● **Data block**:
• • • • •
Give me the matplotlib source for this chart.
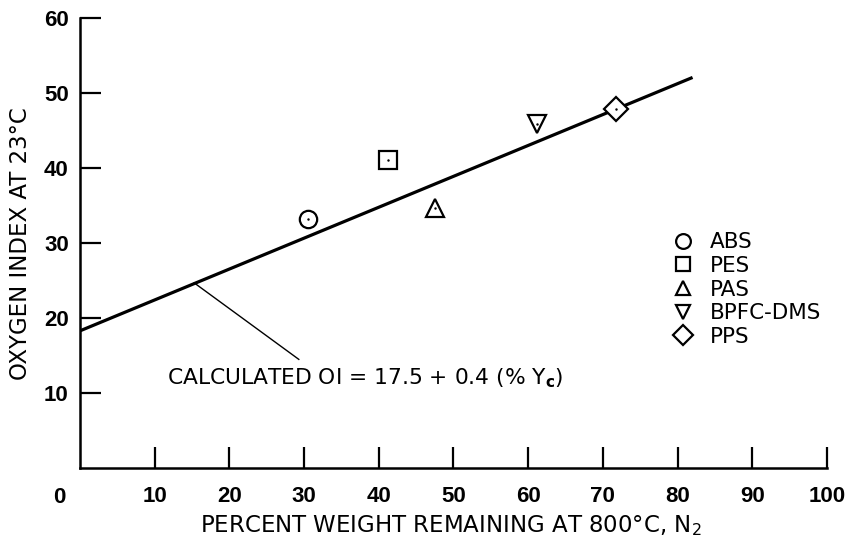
import matplotlib
matplotlib.use('Agg')
import matplotlib.pyplot as plt

plt.rcParams['font.family'] = ['DejaVu Sans']
plt.rcParams['mathtext.fontset'] = 'dejavusans'

# polymers: char yield (% weight remaining at 800 C) vs oxygen index
polymers = ['ABS', 'PES', 'PAS', 'BPFC-DMS', 'PPS']
markers = ['o', 's', '^', 'v', 'D']
char_yield = [30.5, 41.3, 47.5, 61.2, 71.7]
oxygen_index = [33.2, 41.1, 34.7, 45.9, 47.9]

# calculated line as drawn
fit_x = [0, 82]
fit_y = [18.3, 52.1]

# leader from line to the equation
leader_x = [15.3, 29.3]
leader_y = [24.7, 14.5]

x_ticks = [10, 20, 30, 40, 50, 60, 70, 80, 90, 100]
y_ticks = [10, 20, 30, 40, 50, 60]

fig = plt.figure(figsize=(8.5, 5.52), dpi=100)
ax = fig.add_axes([0.094, 0.152, 0.879, 0.815])

ax.plot(fit_x, fit_y, color='black', lw=2.3, solid_capstyle='butt', zorder=2)
ax.plot(leader_x, leader_y, color='black', lw=1.0, zorder=2)

for name, m, x, y in zip(polymers, markers, char_yield, oxygen_index):
    ax.plot([x], [y], marker=m, ms=12.5, mfc='white', mec='black', mew=1.6,
            ls='none', label=name, zorder=3)
    ax.plot([x], [y], marker='.', ms=1.5, color='black', ls='none', zorder=4)

ax.text(11.6, 12.0, r'CALCULATED OI = 17.5 + 0.4 (% Y$_\mathbf{c}$)',
        fontsize=15.7, va='center', ha='left')

ax.legend(loc='upper left', bbox_to_anchor=(0.794, 0.524), frameon=False,
          prop={'size': 15.5}, numpoints=1, markerscale=0.85, handlelength=0.95,
          handletextpad=0.75, labelspacing=0.17, borderpad=0, borderaxespad=0)

ax.set_xlim(0, 100)
ax.set_ylim(0, 60)
ax.set_xticks(x_ticks)
ax.set_yticks(y_ticks)
ax.tick_params(axis='both', direction='in', length=15, width=1.6)
ax.tick_params(axis='x', pad=13)
ax.tick_params(axis='y', pad=8)
for lab in ax.get_xticklabels() + ax.get_yticklabels():
    lab.set_fontfamily('Liberation Sans')
    lab.set_fontweight('bold')
    lab.set_fontsize(16)

ax.text(-2.8, -2.5, '0', fontsize=16, fontweight='bold', family='Liberation Sans',
        ha='center', va='top')

for side in ['top', 'right']:
    ax.spines[side].set_visible(False)
for side in ['left', 'bottom']:
    ax.spines[side].set_linewidth(1.8)

ax.set_xlabel(r'PERCENT WEIGHT REMAINING AT 800°C, N$_2$', fontsize=16.5)
ax.xaxis.set_label_coords(0.497, -0.1)
ax.set_ylabel('OXYGEN INDEX AT 23°C', fontsize=16.5)
ax.yaxis.set_label_coords(-0.064, 0.5)

fig.savefig('out.png', dpi=100)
• • • • •
● **Short problem**: Give again, word for word, every line from the top of the data through the line with "lab.set_fontsize(16)", both ends included, and exclude the pictures.

● **In response**:
Give me the matplotlib source for this chart.
import matplotlib
matplotlib.use('Agg')
import matplotlib.pyplot as plt

plt.rcParams['font.family'] = ['DejaVu Sans']
plt.rcParams['mathtext.fontset'] = 'dejavusans'

# polymers: char yield (% weight remaining at 800 C) vs oxygen index
polymers = ['ABS', 'PES', 'PAS', 'BPFC-DMS', 'PPS']
markers = ['o', 's', '^', 'v', 'D']
char_yield = [30.5, 41.3, 47.5, 61.2, 71.7]
oxygen_index = [33.2, 41.1, 34.7, 45.9, 47.9]

# calculated line as drawn
fit_x = [0, 82]
fit_y = [18.3, 52.1]

# leader from line to the equation
leader_x = [15.3, 29.3]
leader_y = [24.7, 14.5]

x_ticks = [10, 20, 30, 40, 50, 60, 70, 80, 90, 100]
y_ticks = [10, 20, 30, 40, 50, 60]

fig = plt.figure(figsize=(8.5, 5.52), dpi=100)
ax = fig.add_axes([0.094, 0.152, 0.879, 0.815])

ax.plot(fit_x, fit_y, color='black', lw=2.3, solid_capstyle='butt', zorder=2)
ax.plot(leader_x, leader_y, color='black', lw=1.0, zorder=2)

for name, m, x, y in zip(polymers, markers, char_yield, oxygen_index):
    ax.plot([x], [y], marker=m, ms=12.5, mfc='white', mec='black', mew=1.6,
            ls='none', label=name, zorder=3)
    ax.plot([x], [y], marker='.', ms=1.5, color='black', ls='none', zorder=4)

ax.text(11.6, 12.0, r'CALCULATED OI = 17.5 + 0.4 (% Y$_\mathbf{c}$)',
        fontsize=15.7, va='center', ha='left')

ax.legend(loc='upper left', bbox_to_anchor=(0.794, 0.524), frameon=False,
          prop={'size': 15.5}, numpoints=1, markerscale=0.85, handlelength=0.95,
          handletextpad=0.75, labelspacing=0.17, borderpad=0, borderaxespad=0)

ax.set_xlim(0, 100)
ax.set_ylim(0, 60)
ax.set_xticks(x_ticks)
ax.set_yticks(y_ticks)
ax.tick_params(axis='both', direction='in', length=15, width=1.6)
ax.tick_params(axis='x', pad=13)
ax.tick_params(axis='y', pad=8)
for lab in ax.get_xticklabels() + ax.get_yticklabels():
    lab.set_fontfamily('Liberation Sans')
    lab.set_fontweight('bold')
    lab.set_fontsize(16)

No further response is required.